"But it's such a way off," objected Miss Baker. "We'd better have tea first. The light will be better afterwards, too."

Miss Abigail settled the question for the moment. She emerged from the living tent, a stout, ungainly body, grey-haired, middle-aged, browned by exposure and innumerable hot weathers. But there was character in the blunt, homely features, courage in the small light eyes; a woman to be trusted and esteemed in spite of her unfortunate appearance. Philip liked her instinctively. She reminded him of a cottage loaf, rather overbaked, all knobs and crusty protuberances, spreading and wholesome.

Miss Baker introduced them with a proprietary air that included them both, and they entered the tent where tea was laid carelessly on an unsteady camp table. The spout of the teapot was broken, the plates were all chips and cracks, there was a pat of Danish butter, goat's milk, some slabs of thick toast, and a tin of jam roughly opened with some blunt implement.

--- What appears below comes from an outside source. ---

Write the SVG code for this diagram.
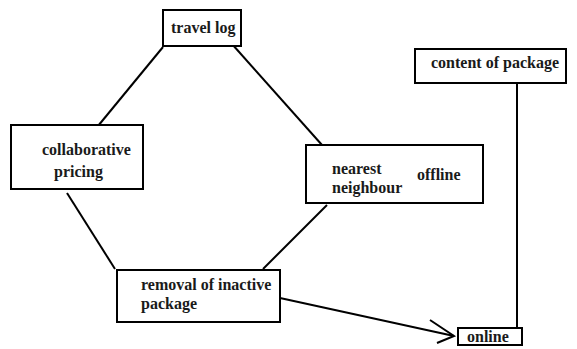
<svg xmlns="http://www.w3.org/2000/svg" width="577" height="349" viewBox="0 0 577 349">
<style>
.box{fill:#fff;stroke:#000;stroke-width:2}
.t{font-family:'Liberation Serif','Times New Roman',serif;font-weight:bold;font-size:16px;fill:#1a1a1a}
.c{stroke:#000;stroke-width:2;fill:none}
</style>
<rect width="577" height="349" fill="#fff"/>
<g id="connectors">
<line class="c" x1="163" y1="47" x2="98" y2="126"/>
<line class="c" x1="232" y1="44" x2="322" y2="145"/>
<line class="c" x1="67" y1="193" x2="115" y2="269"/>
<line class="c" x1="327" y1="205" x2="263" y2="269"/>
<line class="c" x1="280" y1="298" x2="454" y2="336"/>
<polyline class="c" points="430,320 454,336 437,343"/>
<line class="c" x1="517" y1="84" x2="517" y2="328"/>
</g>
<g id="travel-log">
<rect class="box" x="163" y="10" width="78" height="36"/>
<text class="t" x="171" y="33">travel log</text>
</g>
<g id="collaborative-pricing">
<rect class="box" x="11" y="125" width="132" height="64"/>
<text class="t" x="42" y="155">collaborative</text>
<text class="t" x="54" y="177">pricing</text>
</g>
<g id="nearest-neighbour">
<rect class="box" x="306" y="145" width="177" height="58"/>
<text class="t" x="332" y="174">nearest</text>
<text class="t" x="332" y="193">neighbour</text>
<text class="t" x="417" y="180">offline</text>
</g>
<g id="removal">
<rect class="box" x="117" y="270" width="163" height="52"/>
<text class="t" x="141" y="290">removal of inactive</text>
<text class="t" x="141" y="309">package</text>
</g>
<g id="content-of-package">
<rect class="box" x="415" y="49" width="151" height="34"/>
<text class="t" x="431" y="68">content of package</text>
</g>
<g id="online">
<rect class="box" x="458" y="328" width="64" height="17"/>
<text class="t" x="467" y="342">online</text>
</g>
</svg>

He glanced at Miss Baker, saw her nose wrinkle ever so slightly, as though in suppressed distaste. Was she contrasting the spectacle with afternoon tea in "the sort of palace" in London, and "the place in the country"?

Nevertheless, it was a cheerful little meal. They laughed and talked. Flint described to Miss Abigail the scene he had witnessed the previous evening when the "famine wallahs" had refused to be photographed. He explained the reason to Miss Baker, who said it was, of course, the fault of the Government that such silly ideas should still be general. The people should have been educated out of them by this time.

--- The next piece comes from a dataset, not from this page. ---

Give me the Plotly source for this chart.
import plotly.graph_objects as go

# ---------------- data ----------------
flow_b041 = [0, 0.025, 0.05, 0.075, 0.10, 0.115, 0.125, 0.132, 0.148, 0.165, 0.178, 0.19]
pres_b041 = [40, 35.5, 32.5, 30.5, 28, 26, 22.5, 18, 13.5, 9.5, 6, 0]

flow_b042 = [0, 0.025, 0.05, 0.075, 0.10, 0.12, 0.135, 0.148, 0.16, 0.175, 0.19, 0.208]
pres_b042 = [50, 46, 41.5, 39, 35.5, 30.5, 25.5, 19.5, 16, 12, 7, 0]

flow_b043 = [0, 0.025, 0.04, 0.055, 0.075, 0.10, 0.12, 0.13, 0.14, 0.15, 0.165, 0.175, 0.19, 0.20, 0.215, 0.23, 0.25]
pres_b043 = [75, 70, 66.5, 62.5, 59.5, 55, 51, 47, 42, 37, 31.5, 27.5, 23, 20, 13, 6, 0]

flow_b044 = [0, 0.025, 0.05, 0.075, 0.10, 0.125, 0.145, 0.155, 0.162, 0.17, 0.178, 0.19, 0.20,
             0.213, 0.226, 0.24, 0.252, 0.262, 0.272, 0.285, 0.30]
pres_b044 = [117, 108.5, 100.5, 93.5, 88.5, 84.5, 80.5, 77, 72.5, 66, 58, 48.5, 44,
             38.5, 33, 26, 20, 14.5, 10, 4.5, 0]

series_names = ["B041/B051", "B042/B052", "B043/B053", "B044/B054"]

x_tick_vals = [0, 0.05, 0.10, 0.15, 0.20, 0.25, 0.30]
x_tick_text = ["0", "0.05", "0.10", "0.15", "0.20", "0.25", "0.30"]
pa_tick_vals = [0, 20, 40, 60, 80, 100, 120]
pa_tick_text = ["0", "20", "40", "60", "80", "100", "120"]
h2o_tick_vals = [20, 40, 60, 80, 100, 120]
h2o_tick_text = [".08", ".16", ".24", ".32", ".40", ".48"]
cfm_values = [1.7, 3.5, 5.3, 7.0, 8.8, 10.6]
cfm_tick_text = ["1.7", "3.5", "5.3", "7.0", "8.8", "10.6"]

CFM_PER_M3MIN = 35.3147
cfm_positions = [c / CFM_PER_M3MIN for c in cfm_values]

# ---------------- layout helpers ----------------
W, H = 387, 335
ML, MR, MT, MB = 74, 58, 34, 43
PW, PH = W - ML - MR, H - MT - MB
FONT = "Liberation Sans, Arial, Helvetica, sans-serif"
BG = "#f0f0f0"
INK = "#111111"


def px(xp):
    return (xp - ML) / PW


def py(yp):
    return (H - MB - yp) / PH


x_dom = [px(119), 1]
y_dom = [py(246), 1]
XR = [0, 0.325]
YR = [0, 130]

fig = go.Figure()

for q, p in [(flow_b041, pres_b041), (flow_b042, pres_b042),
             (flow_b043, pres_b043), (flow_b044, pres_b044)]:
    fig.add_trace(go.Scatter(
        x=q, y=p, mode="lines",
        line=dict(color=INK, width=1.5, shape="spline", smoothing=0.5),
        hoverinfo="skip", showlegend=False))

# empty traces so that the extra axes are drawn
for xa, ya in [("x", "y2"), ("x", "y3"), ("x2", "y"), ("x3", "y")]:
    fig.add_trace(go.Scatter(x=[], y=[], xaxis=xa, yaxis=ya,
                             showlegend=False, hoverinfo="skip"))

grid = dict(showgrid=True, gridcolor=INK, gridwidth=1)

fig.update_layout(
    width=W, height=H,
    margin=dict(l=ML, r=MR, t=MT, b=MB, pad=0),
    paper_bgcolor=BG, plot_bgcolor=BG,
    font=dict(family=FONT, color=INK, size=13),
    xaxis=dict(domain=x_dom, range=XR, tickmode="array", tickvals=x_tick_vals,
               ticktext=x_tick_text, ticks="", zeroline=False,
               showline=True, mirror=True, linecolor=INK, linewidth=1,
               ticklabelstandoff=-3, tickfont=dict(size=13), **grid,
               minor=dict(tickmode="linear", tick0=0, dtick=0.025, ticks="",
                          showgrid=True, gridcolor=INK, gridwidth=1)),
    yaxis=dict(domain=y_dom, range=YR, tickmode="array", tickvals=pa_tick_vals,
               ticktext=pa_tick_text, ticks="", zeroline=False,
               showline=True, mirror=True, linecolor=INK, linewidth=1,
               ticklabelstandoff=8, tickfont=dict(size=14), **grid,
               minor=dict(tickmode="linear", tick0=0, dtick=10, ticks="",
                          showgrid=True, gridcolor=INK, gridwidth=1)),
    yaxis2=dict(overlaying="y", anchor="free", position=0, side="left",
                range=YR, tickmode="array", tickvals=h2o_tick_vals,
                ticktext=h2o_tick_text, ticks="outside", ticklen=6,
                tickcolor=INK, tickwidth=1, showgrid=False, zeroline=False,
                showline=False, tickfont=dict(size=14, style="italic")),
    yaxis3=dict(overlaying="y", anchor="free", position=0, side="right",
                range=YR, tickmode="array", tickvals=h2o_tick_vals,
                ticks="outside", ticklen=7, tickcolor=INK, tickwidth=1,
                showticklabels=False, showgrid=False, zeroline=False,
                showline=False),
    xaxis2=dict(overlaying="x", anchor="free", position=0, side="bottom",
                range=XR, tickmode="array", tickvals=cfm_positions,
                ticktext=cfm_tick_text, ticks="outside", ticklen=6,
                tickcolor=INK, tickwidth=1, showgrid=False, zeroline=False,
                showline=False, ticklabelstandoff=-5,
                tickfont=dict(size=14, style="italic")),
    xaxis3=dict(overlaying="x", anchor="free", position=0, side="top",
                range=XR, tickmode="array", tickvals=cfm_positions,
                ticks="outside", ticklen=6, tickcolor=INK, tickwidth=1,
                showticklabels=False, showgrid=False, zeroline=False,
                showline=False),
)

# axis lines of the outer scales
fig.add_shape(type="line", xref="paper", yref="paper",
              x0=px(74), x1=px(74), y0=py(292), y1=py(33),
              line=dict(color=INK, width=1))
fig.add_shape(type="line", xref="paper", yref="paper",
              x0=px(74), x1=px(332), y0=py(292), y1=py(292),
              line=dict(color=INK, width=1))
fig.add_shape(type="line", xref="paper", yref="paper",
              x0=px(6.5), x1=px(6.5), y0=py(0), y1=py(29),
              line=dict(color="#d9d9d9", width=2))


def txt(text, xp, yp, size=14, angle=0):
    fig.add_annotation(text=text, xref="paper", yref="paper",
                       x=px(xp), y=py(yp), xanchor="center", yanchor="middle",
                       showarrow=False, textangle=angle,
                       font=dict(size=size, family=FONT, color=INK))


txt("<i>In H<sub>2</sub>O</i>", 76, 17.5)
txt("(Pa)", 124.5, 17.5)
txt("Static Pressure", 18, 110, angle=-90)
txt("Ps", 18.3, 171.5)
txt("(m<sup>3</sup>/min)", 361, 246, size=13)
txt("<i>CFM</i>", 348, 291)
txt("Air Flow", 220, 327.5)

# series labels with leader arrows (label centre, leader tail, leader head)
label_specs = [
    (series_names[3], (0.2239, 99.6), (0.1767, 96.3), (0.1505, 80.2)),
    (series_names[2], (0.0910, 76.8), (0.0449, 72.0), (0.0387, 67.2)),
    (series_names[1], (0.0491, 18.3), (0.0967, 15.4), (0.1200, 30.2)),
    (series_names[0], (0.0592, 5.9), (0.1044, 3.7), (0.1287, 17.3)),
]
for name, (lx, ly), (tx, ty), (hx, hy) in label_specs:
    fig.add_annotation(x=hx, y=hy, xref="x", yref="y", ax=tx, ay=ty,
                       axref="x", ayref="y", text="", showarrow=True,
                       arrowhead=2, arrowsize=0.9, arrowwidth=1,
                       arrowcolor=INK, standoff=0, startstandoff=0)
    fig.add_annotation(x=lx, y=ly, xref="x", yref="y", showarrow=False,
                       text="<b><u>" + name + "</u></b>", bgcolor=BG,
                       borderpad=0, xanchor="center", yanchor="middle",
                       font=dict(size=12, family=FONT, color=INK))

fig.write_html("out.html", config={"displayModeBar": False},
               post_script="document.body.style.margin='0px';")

"What about the freedom of the individual?" he inquired. "Why should they be photographed if they dislike it, for whatever reason?"

"That's a smack at me, I suppose," said Miss Baker huffily.

"Not a very hard smack, any way." He looked at her with a friendly smile, and, mollified, she smiled back at him. It turned out that Miss Abigail knew the Beards at Rassih, though she had seen nothing of them for years. She asked many questions about them and their work, few of which Flint was able to answer, indeed he could hardly remember what the Beards were like. They talked "shop," discussed the works, and the shelters, and the hospital, agreed how lucky it was that the well in the village was holding out satisfactorily so far; Miss Abigail was certain she had seen a small cloud in the distance that morning, and was confident that if they all prayed hard enough rain would fall within a reasonable time. Flint said politely that he hoped so indeed; Miss Baker tried not to look scornful.

Between them they emptied the teapot and finished the toast; and Miss Baker observed that if Mr. Flint insisted on being photographed under the peepul tree they had better be up and doing. Miss Abigail was persuaded to accompany them, though she openly grudged the time, and they plodded through the dust of the rough road that led past the camp, and the great tree, on to the village beyond.